The thirty-seven-year-old Roberts had brilliantly executed his orders. Unfortunately, in one of the greatest miscalculations of the European war, no one had directed him to take advantage of the situation—that is, strike north, grab bridgeheads over the Albert Canal in the northern suburbs, and then make a dash for the base of the South Beveland peninsula only eighteen miles away By holding its 2-mile-wide neck, Roberts could have bottled up German forces on the isthmus, preparatory to clearing the vital northern bank. It was a momentous oversight.* The port of Antwerp, one of the war’s major prizes, was secured; but its approaches, still held by the Germans, were not. This great facility, which could have shortened and fed Allied supply lines all along the front, was useless. Yet nobody, in the heady atmosphere of the moment, saw this oversight as more than a temporary condition. Indeed, there seemed no need to hurry. With the Germans reeling, the mop-up could take place at any time. The 11th Armored, its assignment completed, held its positions awaiting new orders.

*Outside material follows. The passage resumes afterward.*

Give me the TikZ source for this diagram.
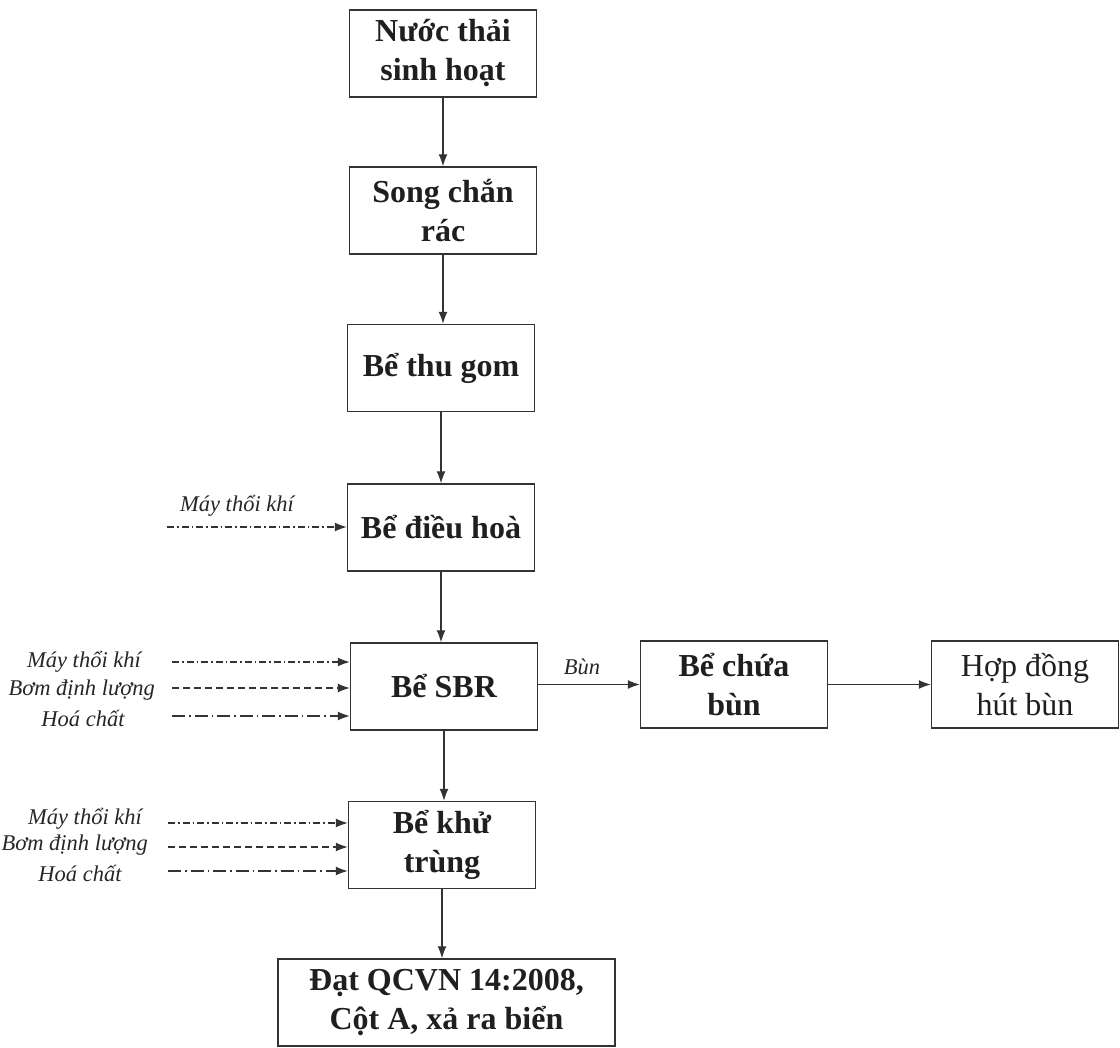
\documentclass[tikz,border=0pt]{standalone}
\usepackage{fontspec}
\setmainfont{Liberation Serif}
\usetikzlibrary{arrows.meta}
\begin{document}
\begin{tikzpicture}[x=1pt,y=-1pt,
  box/.style={draw=black!80, line width=1.4pt, minimum width=187pt, minimum height=87pt,
    inner sep=0pt, align=center, font=\fontsize{32}{39}\selectfont\bfseries, text=black!88},
  plainbox/.style={box, font=\fontsize{32}{39}\selectfont},
  lab/.style={font=\fontsize{22.5}{26}\selectfont\itshape, text=black!85, inner sep=0pt},
  flow/.style={-{Latex[length=12pt,width=9pt]}, line width=1.3pt, draw=black!80},
  airline/.style={flow, dash pattern=on 7pt off 3pt on 1.5pt off 3pt},
  pumpline/.style={flow, dash pattern=on 7pt off 4pt},
  chemline/.style={flow, dash pattern=on 13pt off 4pt on 1.5pt off 4pt}
]
\useasboundingbox (0,0) rectangle (1120,1048);

\node[box] (b1) at (443,53.5) {Nước thải\\sinh hoạt};
\node[box] (b2) at (443,210.5) {Song chắn\\rác};
\node[box] (b3) at (441,368) {Bể thu gom};
\node[box] (b4) at (441,527.5) {Bể điều hoà};
\node[box] (b5) at (444,686.5) {Bể SBR};
\node[box] (b6) at (442,845) {Bể khử\\trùng};
\node[box, minimum width=337pt] (b7) at (446.5,1002.5) {Đạt QCVN 14:2008,\\Cột A, xả ra biển};
\node[box] (bc) at (734,684.5) {Bể chứa\\bùn};
\node[plainbox] (hd) at (1025,684.5) {Hợp đồng\\hút bùn};

% main flow
\draw[flow] (b1.south) -- (b1.south |- b2.north);
\draw[flow] (b2.south) -- (b2.south |- b3.north);
\draw[flow] (b3.south) -- (b3.south |- b4.north);
\draw[flow] (b4.south) -- (b4.south |- b5.north);
\draw[flow] (b5.south) -- (b5.south |- b6.north);
\draw[flow] (b6.south) -- (b6.south |- b7.north);
\draw[flow] (b5.east |- bc.west) -- (bc.west);
\draw[flow] (bc.east) -- (hd.west);
\node[lab] (bun) at (582,667) {Bùn};

% inputs to Be dieu hoa
\node[lab, anchor=base] (l4) at (237,512) {Máy thổi khí};
\coordinate (s4) at (167,527);
\draw[airline] (s4) -- (b4.west |- s4);

% inputs to Be SBR
\node[lab] (l5a) at (84,662) {Máy thổi khí};
\node[lab, anchor=east] (l5b) at (155,690) {Bơm định lượng};
\node[lab] (l5c) at (83,718) {Hoá chất};
\coordinate (s5a) at (172,662);
\coordinate (s5b) at (172,688);
\coordinate (s5c) at (172,716);
\draw[airline] (s5a) -- (b5.west |- s5a);
\draw[pumpline] (s5b) -- (b5.west |- s5b);
\draw[chemline] (s5c) -- (b5.west |- s5c);

% inputs to Be khu trung
\node[lab] (l6a) at (85,819) {Máy thổi khí};
\node[lab, anchor=east] (l6b) at (148,845) {Bơm định lượng};
\node[lab] (l6c) at (80,873) {Hoá chất};
\coordinate (s6a) at (168,823);
\coordinate (s6b) at (168,847);
\coordinate (s6c) at (168,871);
\draw[airline] (s6a) -- (b6.west |- s6a);
\draw[pumpline] (s6b) -- (b6.west |- s6b);
\draw[chemline] (s6c) -- (b6.west |- s6c);
\end{tikzpicture}
\end{document}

The magnificent drive of Dempsey’s armored forces in the north, equaling that of Patton’s south of the Ardennes, had run its course, though at this moment few realized it. Roberts’ men were exhausted, short on gasoline and supplies. The same was true of the remainder of General Brian Horrocks’ XXX Corps. Thus, on this same afternoon, the relentless pressure that had thrown the Germans back in the north, shattered and demoralized, suddenly relaxed. The blunder at Antwerp was compounded as the British came to a halt to “refit, refuel, and rest,”
General Horrocks, the XXX Corps’s capable and dynamic commander, was not even thinking about Antwerp.* Like Field Marshal Montgomery, commander of the British 21st Army Group, his attention was focused on anoth
er target: the crossing of the Rhine and a swift end to the war. Only a few hours earlier, elated at the verve and dash of his armies, Montgomery had cabled the Supreme Commander, General Dwight D. Eisenhower: “We have now reached a stage where a really powerful and full-blooded thrust towards Berlin is likely to get there and thus end the war.”

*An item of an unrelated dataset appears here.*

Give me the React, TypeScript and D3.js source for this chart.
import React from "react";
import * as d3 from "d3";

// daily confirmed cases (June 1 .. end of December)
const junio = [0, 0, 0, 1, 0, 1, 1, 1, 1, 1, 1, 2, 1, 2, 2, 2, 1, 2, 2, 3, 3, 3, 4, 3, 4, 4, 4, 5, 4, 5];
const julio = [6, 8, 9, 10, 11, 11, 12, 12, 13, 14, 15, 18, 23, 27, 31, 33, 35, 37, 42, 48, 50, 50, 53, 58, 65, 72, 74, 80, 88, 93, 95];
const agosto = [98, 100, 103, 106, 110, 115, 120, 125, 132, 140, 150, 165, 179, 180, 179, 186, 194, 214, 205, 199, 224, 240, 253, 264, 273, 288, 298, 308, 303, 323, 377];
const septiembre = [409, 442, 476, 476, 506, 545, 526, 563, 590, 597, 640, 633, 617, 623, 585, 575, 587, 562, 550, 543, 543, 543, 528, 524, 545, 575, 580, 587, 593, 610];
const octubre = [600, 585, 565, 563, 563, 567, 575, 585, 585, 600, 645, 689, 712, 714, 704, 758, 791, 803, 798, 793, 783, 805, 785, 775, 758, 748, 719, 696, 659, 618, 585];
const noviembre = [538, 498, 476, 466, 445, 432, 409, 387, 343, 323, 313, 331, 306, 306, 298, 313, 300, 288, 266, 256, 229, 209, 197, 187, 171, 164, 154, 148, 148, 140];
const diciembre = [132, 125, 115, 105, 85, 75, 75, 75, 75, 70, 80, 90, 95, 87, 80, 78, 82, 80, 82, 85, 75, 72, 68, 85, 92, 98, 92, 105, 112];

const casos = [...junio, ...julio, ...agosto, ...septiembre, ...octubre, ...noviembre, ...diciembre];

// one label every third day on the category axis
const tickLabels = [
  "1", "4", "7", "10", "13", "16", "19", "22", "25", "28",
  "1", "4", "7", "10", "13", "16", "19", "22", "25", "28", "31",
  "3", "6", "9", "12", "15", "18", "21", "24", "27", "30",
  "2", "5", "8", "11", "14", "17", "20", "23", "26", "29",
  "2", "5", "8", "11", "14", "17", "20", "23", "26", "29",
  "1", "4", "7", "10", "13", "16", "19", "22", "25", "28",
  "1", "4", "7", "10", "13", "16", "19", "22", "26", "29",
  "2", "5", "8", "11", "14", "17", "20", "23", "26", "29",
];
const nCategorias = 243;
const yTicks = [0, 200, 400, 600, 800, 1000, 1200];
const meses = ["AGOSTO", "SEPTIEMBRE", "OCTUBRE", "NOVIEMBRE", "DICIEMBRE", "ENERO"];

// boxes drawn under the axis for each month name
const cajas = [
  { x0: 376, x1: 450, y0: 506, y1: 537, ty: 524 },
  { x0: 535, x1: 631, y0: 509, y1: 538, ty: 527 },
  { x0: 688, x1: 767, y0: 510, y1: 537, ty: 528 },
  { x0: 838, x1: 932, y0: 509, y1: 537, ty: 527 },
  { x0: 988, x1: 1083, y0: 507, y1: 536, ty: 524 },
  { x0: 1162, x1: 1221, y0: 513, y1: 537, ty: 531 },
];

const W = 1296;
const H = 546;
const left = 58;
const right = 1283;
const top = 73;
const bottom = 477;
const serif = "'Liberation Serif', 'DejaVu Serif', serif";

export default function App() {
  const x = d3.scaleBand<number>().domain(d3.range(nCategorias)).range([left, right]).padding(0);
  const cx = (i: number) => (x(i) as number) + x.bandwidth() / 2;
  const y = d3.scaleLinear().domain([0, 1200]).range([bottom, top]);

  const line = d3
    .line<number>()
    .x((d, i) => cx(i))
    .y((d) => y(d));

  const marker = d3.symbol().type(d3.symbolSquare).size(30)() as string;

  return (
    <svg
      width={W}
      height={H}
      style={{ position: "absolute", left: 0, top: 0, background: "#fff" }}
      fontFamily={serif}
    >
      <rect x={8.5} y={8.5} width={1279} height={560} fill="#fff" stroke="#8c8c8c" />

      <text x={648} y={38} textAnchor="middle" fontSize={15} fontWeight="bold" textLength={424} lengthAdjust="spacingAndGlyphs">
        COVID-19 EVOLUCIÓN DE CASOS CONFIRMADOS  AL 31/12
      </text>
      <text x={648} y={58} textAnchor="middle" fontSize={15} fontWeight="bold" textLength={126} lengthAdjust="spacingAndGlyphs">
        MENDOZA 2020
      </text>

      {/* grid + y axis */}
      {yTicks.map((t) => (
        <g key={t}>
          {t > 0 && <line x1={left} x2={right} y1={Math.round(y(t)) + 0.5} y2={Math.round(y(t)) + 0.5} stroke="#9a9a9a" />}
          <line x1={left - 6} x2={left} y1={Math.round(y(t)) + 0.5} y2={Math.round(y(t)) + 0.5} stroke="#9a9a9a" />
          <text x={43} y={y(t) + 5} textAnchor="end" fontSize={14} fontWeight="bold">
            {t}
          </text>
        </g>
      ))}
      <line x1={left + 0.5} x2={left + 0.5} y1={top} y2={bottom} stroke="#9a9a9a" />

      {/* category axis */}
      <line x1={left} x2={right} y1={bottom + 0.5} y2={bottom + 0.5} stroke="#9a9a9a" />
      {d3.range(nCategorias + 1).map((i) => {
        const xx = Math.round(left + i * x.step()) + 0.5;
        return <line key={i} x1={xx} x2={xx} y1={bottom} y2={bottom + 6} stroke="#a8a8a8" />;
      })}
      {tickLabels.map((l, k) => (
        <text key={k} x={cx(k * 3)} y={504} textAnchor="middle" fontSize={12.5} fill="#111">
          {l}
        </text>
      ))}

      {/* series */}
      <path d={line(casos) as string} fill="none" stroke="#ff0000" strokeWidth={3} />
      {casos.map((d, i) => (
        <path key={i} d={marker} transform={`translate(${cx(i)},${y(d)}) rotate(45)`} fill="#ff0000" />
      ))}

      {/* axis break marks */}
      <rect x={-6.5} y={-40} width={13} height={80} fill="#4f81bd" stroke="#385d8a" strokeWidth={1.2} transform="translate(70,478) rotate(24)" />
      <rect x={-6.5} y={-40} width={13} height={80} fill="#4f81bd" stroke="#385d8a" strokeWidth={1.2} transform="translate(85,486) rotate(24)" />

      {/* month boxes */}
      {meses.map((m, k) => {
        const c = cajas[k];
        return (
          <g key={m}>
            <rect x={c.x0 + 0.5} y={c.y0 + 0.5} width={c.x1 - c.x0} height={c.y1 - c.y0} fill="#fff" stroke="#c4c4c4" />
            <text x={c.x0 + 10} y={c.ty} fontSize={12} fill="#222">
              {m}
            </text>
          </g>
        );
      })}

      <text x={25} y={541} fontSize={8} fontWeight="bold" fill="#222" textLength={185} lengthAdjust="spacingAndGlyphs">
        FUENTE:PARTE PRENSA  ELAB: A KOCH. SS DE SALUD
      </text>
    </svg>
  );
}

In London, His Royal Highness, the Prince of the Netherlands conferred with Queen Wilhelmina and then telephoned his wife, the Princess Juliana, in Canada. He urged her to fly immediately to England, ready to return to the Netherlands the moment the country was freed. Their long exile was about to end. The liberation, when it came, would be swift. They must be ready. Yet Bernhard was uneasy.
Over the past seventy-two hours messages reaching him from the resistance had again and again underscored the German panic in Holland and repeated the news that the retreat, begun on September 2, was still in progress. Now, on the fifth, underground leaders reported that although the Germans were still disorganized, the exodus appeared to be slowing down. Bernhard had also heard from the Dutch Prime Minister in exile. Prime Minister Gerbrandy was somewhat embarrassed. Obviously his September 3 broadcast was premature; Allied troops had most certainly not crossed the Dutch border as yet. The Prince and the Prime Minister pondered the reason. Why had the British not moved? Surely, from the underground messages they received, the situation in Holland was clear.